Müslüman kendi günah ve hatalarını, birinci derecede
öncelikli problem olarak görmelidir. İnanmayanların
hakkından gelecek olan bizzat Allah’tır. Onlara geçici
hayatta verilen mühlet, inananları yanıltmamalıdır.
Evet, müslümanlar güçlü olmalıdırlar, ancak bu güç
onları kuru kibire ve Allah yolunda gayretten geri
durmaya sevk etmemeli, bilakis bazı şeyleri Allah
yolunda feda edebilmek için harekete geçirmelidir.
Zilletimizin sebebi
Nitekim Rabbimiz; “De ki: "Babalarınız, oğullarınız,
kardeşleriniz, eşleriniz, akrabanız, elde ettiğiniz
mallar, durgun gitmesinden korktuğunuz ticaret, hoşunuza
giden evler, sizce Allah'tan peygamberinden ve Allah
yolunda gayretten daha sevgili ise, Allah'ın buyruğu
gelene kadar bekleyin. Allah fâsık kimseleri doğru yola
eriştirmez” (Tevbe, 9/24).
Burada etrafında olup biten kötülüklerle ilgilenmeyerek
gaflete düşen müslümanlara güçlü bir uyarı ve tehdit
vardır. Görüldüğü gibi böylesine ihmalkârlığın neticesi,
fasıklığa kadar gidebilmektedir.
Eğer Allah’ın dini için çaba gösterip cihada
“Çıkmazsanız Allah size can yakıcı azapla azap eder ve
yerinize başka bir millet getirir. O'na bir şey de
yapamazsınız. Allah her şeye kadirdir.” (Tevbe, 9/39).

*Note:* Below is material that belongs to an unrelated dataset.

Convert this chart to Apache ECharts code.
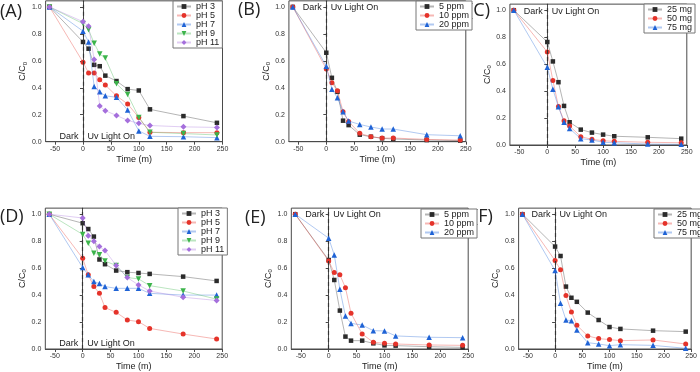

Müslümanların bugünkü zilletinin en önemli sebeplerinden
biri, bu ayetin hükmüne göre hareket etmiyor
olmalarıdır.
Kendini kötülüklerden alıkoymaya gayret etmeyen kimsenin
topluma verebileceği pek bir şey yoktur. Asıl mücahit,
Allah’a itaat uğrunda nefsi ile mücahede edendir.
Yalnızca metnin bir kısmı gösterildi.